- WHAT THIS TASK INVOLVES -
Each line from the start of the records below through the line that contains "from matplotlib.transforms import" should be printed exactly. Pictures are omitted.

- DATA TO USE -

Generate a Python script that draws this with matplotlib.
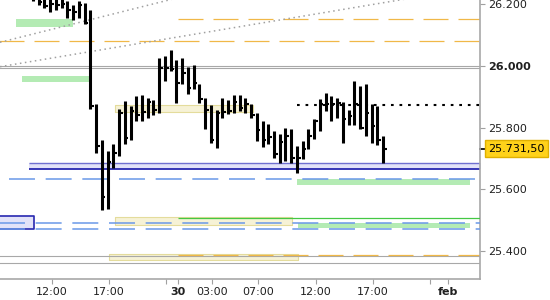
import numpy as np
import matplotlib.pyplot as plt
from matplotlib.transforms import blended_transform_factory

# 30 min bars (index points), x = bar number
highs = [26250, 26230, 26225, 26230, 26225, 26220, 26210, 26197, 26210, 26203,
         26181, 25876, 25760, 25724, 25747, 25860, 25886, 25870, 25902, 25905,
         25896, 25889, 26025, 26032, 26051, 26019, 26025, 25996, 26002, 25941,
         25896, 25873, 25857, 25896, 25889, 25905, 25905, 25896, 25876, 25847,
         25821, 25811, 25789, 25779, 25798, 25795, 25740, 25756, 25795, 25828,
         25892, 25912, 25902, 25896, 25883, 25857, 25951, 25934, 25941, 25876,
         25870, 25773]
lows = [26210, 26197, 26187, 26174, 26181, 26187, 26155, 26148, 26155, 26135,
        25860, 25718, 25533, 25536, 25669, 25708, 25747, 25760, 25821, 25821,
        25831, 25841, 25847, 25951, 25983, 25879, 25941, 25909, 25925, 25879,
        25795, 25750, 25734, 25831, 25844, 25847, 25854, 25847, 25831, 25756,
        25737, 25747, 25701, 25685, 25692, 25685, 25653, 25698, 25730, 25763,
        25789, 25854, 25821, 25831, 25750, 25808, 25808, 25795, 25773, 25750,
        25743, 25685]
closes = [26230, 26205, 26194, 26200, 26197, 26200, 26181, 26174, 26197, 26138,
          25870, 25740, 25575, 25688, 25718, 25847, 25766, 25854, 25841, 25850,
          25883, 25857, 25993, 25993, 25990, 25944, 25977, 25928, 25944, 25892,
          25857, 25760, 25847, 25850, 25854, 25883, 25863, 25876, 25841, 25792,
          25760, 25769, 25714, 25753, 25773, 25701, 25701, 25730, 25773, 25821,
          25876, 25876, 25876, 25879, 25828, 25837, 25876, 25798, 25847, 25805,
          25760, 25731.5]

# time axis (bar index positions)
tick_pos = [3.25, 13.25, 23.25, 25.25, 31.25, 39.25, 49.25, 59.25, 69.25, 72.25]
tick_labels = ['12:00', '17:00', '', '30', '03:00', '07:00', '12:00', '17:00', '', 'feb']
day_start = 25.25

price_ticks = [25400, 25600, 25800, 26000, 26200]

# levels
gray_levels = [26000, 25993, 25383, 25361]
orange_levels = [(26080, -6), (26150, day_start), (25386, day_start)]
blue_dashed = [(25632, -4.2), (25490, -6), (25472, -6)]
green_line = 25506
dotted_level = (25873, 46.0)
trend_lines = [(-5.75, 26076, 40.0, 26289), (-5.75, 25997, 80.0, 26263)]
green_bands = [(-3.0, 7.0, 26127, 26151), (-1.9, 9.9, 25948, 25967),
               (46.0, 76.1, 25614, 25632), (46.1, 76.1, 25475, 25490)]
khaki_bands = [(14.3, 38.3, 25851, 25873), (14.3, 45.1, 25483, 25509),
               (13.3, 46.1, 25370, 25391)]
blue_band = (-0.7, 80.0, 25665, 25686)
blue_box = (-6.0, 0.17, 25472, 25514)


def it_fmt(v, dec):
    # italian style: 25.731,50
    s = '{:,.{}f}'.format(v, dec)
    return s.replace(',', ' ').replace('.', ',').replace(' ', '.')


fig = plt.figure(figsize=(5.5, 3), dpi=100)
ax = fig.add_axes([0, 21 / 300, 480 / 550, 279 / 300])
xmin, xmax = -5.75, 77.9
ax.set_xlim(xmin, xmax)
ax.set_ylim(25309.6, 26213)

# bands
for x0, x1, y0, y1 in green_bands:
    ax.fill_between([x0, x1], y0, y1, color='#b4ebb4', lw=0, zorder=1)
for x0, x1, y0, y1 in khaki_bands:
    ax.fill_between([x0, x1], y0, y1, facecolor='#f6f2d6', edgecolor='#e4dc9c', lw=0.8, zorder=1)
x0, x1, y0, y1 = blue_band
ax.fill_between([x0, x1], y0, y1, color='#e2e2f8', lw=0, zorder=1)
ax.hlines(y1, x0, x1, color='#7070d0', lw=1.0, zorder=2)
ax.hlines(y0, x0, x1, color='#2828b0', lw=1.3, zorder=2)
x0, x1, y0, y1 = blue_box
ax.fill_between([x0, x1], y0, y1, facecolor='#e2e2f8', edgecolor='#2828b0', lw=1.2, zorder=2)

# levels
for y in gray_levels:
    ax.axhline(y, color='#a8a8a8', lw=0.8, zorder=2)
for y, xs in orange_levels:
    ax.hlines(y, xs, xmax, color='#f0b848', lw=0.9, linestyles=(0, (20, 8)), zorder=2)
for y, xs in blue_dashed:
    ax.hlines(y, xs, xmax, color='#6a98e8', lw=1.1, linestyles=(0, (17, 7)), zorder=3)
ax.hlines(green_line, day_start, xmax, color='#44c844', lw=0.9, zorder=3)
ax.hlines(dotted_level[0], dotted_level[1], xmax, color='black', lw=1.5,
          linestyles=(0, (1.3, 2.8)), zorder=3)
for xa, ya, xb, yb in trend_lines:
    ax.plot([xa, xb], [ya, yb], color='#a0a0a0', lw=1.1, ls=(0, (1, 2.3)), zorder=2)

# OHLC bars
idx = np.arange(len(highs))
ax.vlines(idx, lows, highs, color='black', lw=2.2, zorder=5)
ax.hlines(closes, idx, idx + 0.62, color='black', lw=1.5, zorder=5)

# axes styling
for s in ['left', 'top']:
    ax.spines[s].set_visible(False)
for s in ['right', 'bottom']:
    ax.spines[s].set_color('#a8a8a8')
    ax.spines[s].set_linewidth(1.2)

ax.yaxis.tick_right()
ax.set_yticks(price_ticks)
ax.set_yticklabels([it_fmt(p, 0) for p in price_ticks])
ax.set_xticks(tick_pos)
ax.set_xticklabels(tick_labels)
ax.tick_params(axis='both', length=3.5, width=0.8, color='#a0a0a0', labelsize=8,
               labelcolor='#202020', pad=2)
for lbl in ax.get_yticklabels():
    if lbl.get_text() == '26.000':
        lbl.set_fontweight('bold')
for lbl in ax.get_xticklabels():
    if lbl.get_text() in ('30', 'feb'):
        lbl.set_fontweight('bold')

# last price marker
last = closes[-1]
tr = blended_transform_factory(ax.transAxes, ax.transData)
ax.plot([1.0, 1.011], [last, last], color='black', lw=1.2, transform=tr, clip_on=False)
ax.text(1.017, last, it_fmt(last, 2), transform=tr, va='center', ha='left',
        fontsize=8, color='black',
        bbox=dict(boxstyle='square,pad=0.3', facecolor='#ffd21a', edgecolor='#e0b000', lw=1))

fig.savefig('out.png', dpi=100)
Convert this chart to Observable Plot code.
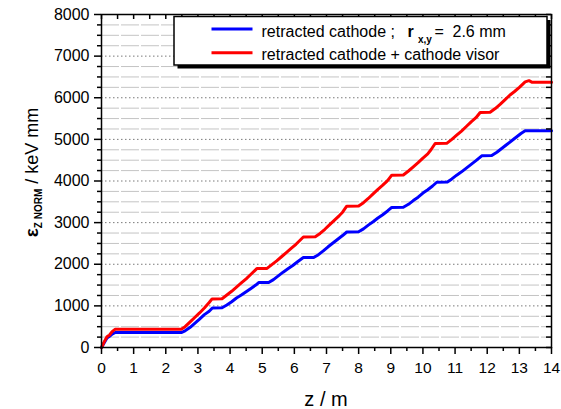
<!DOCTYPE html>
<html>
<head>
<meta charset="utf-8">
<script src="https://cdn.jsdelivr.net/npm/d3@7"></script>
<script src="https://cdn.jsdelivr.net/npm/@observablehq/plot@0.6"></script>
<style>
  html, body { margin: 0; padding: 0; background: #fff; }
  svg { display: block; }
</style>
</head>
<body>
<div id="chart"></div>
<script>
// ---- data ----
const seriesNames = ["retracted cathode ;", "retracted cathode + cathode visor"];
const seriesColors = ["#0000ff", "#ff0000"];

const zBlue = [0,0.08,0.17,0.25,0.33,0.43,2.48,2.6,2.75,2.9,3.05,3.2,3.35,3.45,3.75,3.9,4.05,4.2,4.35,4.5,4.65,4.8,4.89,5.2,5.35,5.5,5.65,5.8,5.95,6.1,6.28,6.6,6.75,6.9,7.05,7.2,7.35,7.5,7.63,8.0,8.15,8.3,8.45,8.6,8.75,8.9,9.03,9.39,9.55,9.7,9.85,10.0,10.15,10.3,10.43,10.76,10.9,11.05,11.2,11.35,11.5,11.65,11.83,12.14,12.3,12.45,12.6,12.75,12.9,13.05,13.18,14];
const emitBlue = [0,110,230,270,320,360,360,400,480,580,680,790,870,950,955,1020,1100,1190,1260,1340,1420,1500,1560,1560,1630,1720,1810,1890,1970,2060,2160,2160,2230,2320,2420,2510,2600,2690,2775,2780,2850,2940,3020,3110,3190,3280,3365,3370,3440,3530,3610,3710,3790,3880,3970,3975,4050,4140,4220,4310,4400,4490,4605,4610,4690,4780,4870,4960,5050,5140,5205,5205];

const zRed = [0,0.08,0.17,0.25,0.33,0.43,2.48,2.6,2.75,2.9,3.05,3.2,3.35,3.44,3.75,3.9,4.05,4.2,4.35,4.5,4.65,4.84,5.15,5.3,5.45,5.6,5.75,5.9,6.05,6.28,6.65,6.8,6.95,7.1,7.25,7.4,7.5,7.63,8.0,8.15,8.3,8.45,8.6,8.75,8.9,9.03,9.39,9.55,9.7,9.85,10.0,10.15,10.25,10.38,10.74,10.9,11.05,11.2,11.35,11.5,11.65,11.78,12.09,12.25,12.4,12.55,12.7,12.85,13.0,13.18,13.3,13.4,14];
const emitRed = [0,130,260,300,380,440,440,500,610,720,830,950,1080,1168,1170,1260,1350,1450,1550,1650,1760,1900,1900,1990,2080,2180,2280,2380,2480,2655,2660,2740,2840,2950,3060,3170,3250,3395,3400,3480,3580,3690,3800,3900,4010,4140,4145,4240,4340,4440,4550,4650,4750,4900,4905,5000,5100,5200,5310,5420,5520,5645,5650,5740,5840,5950,6060,6150,6250,6380,6410,6370,6370];

const xMajorTicks = [0,1,2,3,4,5,6,7,8,9,10,11,12,13,14];
const xMinorTicks = [0.5,1.5,2.5,3.5,4.5,5.5,6.5,7.5,8.5,9.5,10.5,11.5,12.5,13.5];
const yMajorTicks = [0,1000,2000,3000,4000,5000,6000,7000,8000];
const yMinorTicks = [250,500,750,1250,1500,1750,2250,2500,2750,3250,3500,3750,4250,4500,4750,5250,5500,5750,6250,6500,6750,7250,7500,7750];
const yGridMajor = [1000,2000,3000,4000,5000,6000,7000];

const xLabel = "z / m";
const yLabelMain = "ε";
const yLabelSub = "Z NORM";
const yLabelRest = " / keV mm";
const legendRadius = "2.6 mm";

const blue = zBlue.map((z, i) => ({z, e: emitBlue[i]}));
const red = zRed.map((z, i) => ({z, e: emitRed[i]}));

const W = 561, H = 409;
const mL = 101, mR = 10, mT = 14, mB = 62;
const pw = W - mL - mR, ph = H - mT - mB;
const font = "'Liberation Sans', Arial, sans-serif";

const svg = Plot.plot({
  width: W, height: H,
  marginLeft: mL, marginRight: mR, marginTop: mT, marginBottom: mB,
  style: {fontFamily: font, background: "#fff", color: "#000"},
  x: {domain: [0, 14]},
  y: {domain: [0, 8000]},
  marks: [
    Plot.ruleY(yMinorTicks, {stroke: "#c4c4c4", strokeWidth: 1, strokeDasharray: "18,2"}),
    Plot.ruleY(yGridMajor, {stroke: "#7a7a7a", strokeWidth: 1, strokeDasharray: "1.5,2.5"}),
    Plot.line(blue, {x: "z", y: "e", stroke: seriesColors[0], strokeWidth: 3, strokeLinejoin: "round"}),
    Plot.line(red, {x: "z", y: "e", stroke: seriesColors[1], strokeWidth: 3, strokeLinejoin: "round"}),
    // left axis
    Plot.axisY(yMajorTicks, {anchor: "left", tickSize: 7, tickPadding: 5, fontSize: 16, strokeWidth: 1.5, tickFormat: d => String(d), label: null}),
    Plot.axisY(yMinorTicks, {anchor: "left", tickSize: 4, strokeWidth: 1.5, tickFormat: () => "", label: null}),
    // bottom axis
    Plot.axisX(xMajorTicks, {anchor: "bottom", tickSize: 7, tickPadding: 7, fontSize: 15.5, strokeWidth: 1.5, tickFormat: d => String(d), label: null}),
    Plot.axisX(xMinorTicks, {anchor: "bottom", tickSize: 4, strokeWidth: 1.5, tickFormat: () => "", label: null}),
    // inward ticks on right and top
    Plot.tickY(yMajorTicks.concat(yMinorTicks), {y: d => d, stroke: "#000", strokeWidth: 1.5, insetLeft: pw - 5}),
    Plot.tickX(xMajorTicks.concat(xMinorTicks), {x: d => d, stroke: "#000", strokeWidth: 1.5, insetBottom: ph - 5}),
    Plot.frame({stroke: "#000", strokeWidth: 1.5})
  ]
});

const s = d3.select(svg);

// x axis title
s.append("text")
  .attr("x", mL + pw / 2).attr("y", 406)
  .attr("text-anchor", "middle")
  .attr("font-family", font).attr("font-size", 20).attr("fill", "#000")
  .text(xLabel);

// y axis title
const yt = s.append("text")
  .attr("transform", `translate(38,${mT + ph / 2 - 8}) rotate(-90)`)
  .attr("text-anchor", "middle")
  .attr("font-family", font).attr("font-size", 18).attr("fill", "#000");
yt.append("tspan").attr("font-weight", "bold").attr("font-size", 19).text(yLabelMain);
yt.append("tspan").attr("font-weight", "bold").attr("font-size", 10).attr("dy", 4).text(yLabelSub);
yt.append("tspan").attr("dy", -4).text(yLabelRest);

// legend
const lg = s.append("g").attr("text-anchor", "start");
lg.append("rect").attr("x", 177.5).attr("y", 20).attr("width", 373).attr("height", 48.5).attr("fill", "#000");
lg.append("rect").attr("x", 174).attr("y", 16.5).attr("width", 373).attr("height", 48.5)
  .attr("fill", "#fff").attr("stroke", "#000").attr("stroke-width", 1.5);
const rows = [29, 52.7];
rows.forEach((y, i) => {
  lg.append("line").attr("x1", 211.5).attr("x2", 252.5).attr("y1", y).attr("y2", y)
    .attr("stroke", seriesColors[i]).attr("stroke-width", 3);
});
const t1 = lg.append("text").attr("x", 261.5).attr("y", 37.3).attr("text-anchor", "start")
  .attr("font-family", font).attr("font-size", 16).attr("fill", "#000");
t1.append("tspan").text(seriesNames[0]);
t1.append("tspan").attr("x", 407.5).attr("font-weight", "bold").text("r");
t1.append("tspan").attr("x", 418).attr("dy", 6).attr("font-weight", "bold").attr("font-size", 10).text("x,y");
t1.append("tspan").attr("x", 434.5).attr("dy", -6).text("=");
t1.append("tspan").attr("x", 452.5).text(legendRadius);
lg.append("text").attr("x", 261.5).attr("y", 60).attr("text-anchor", "start")
  .attr("font-family", font).attr("font-size", 16).attr("fill", "#000")
  .text(seriesNames[1]);

document.getElementById("chart").appendChild(svg);
</script>
</body>
</html>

- THE REPLY -
Generate a Python script that draws this with matplotlib.
import numpy as np
import matplotlib.pyplot as plt
from matplotlib.transforms import blended_transform_factory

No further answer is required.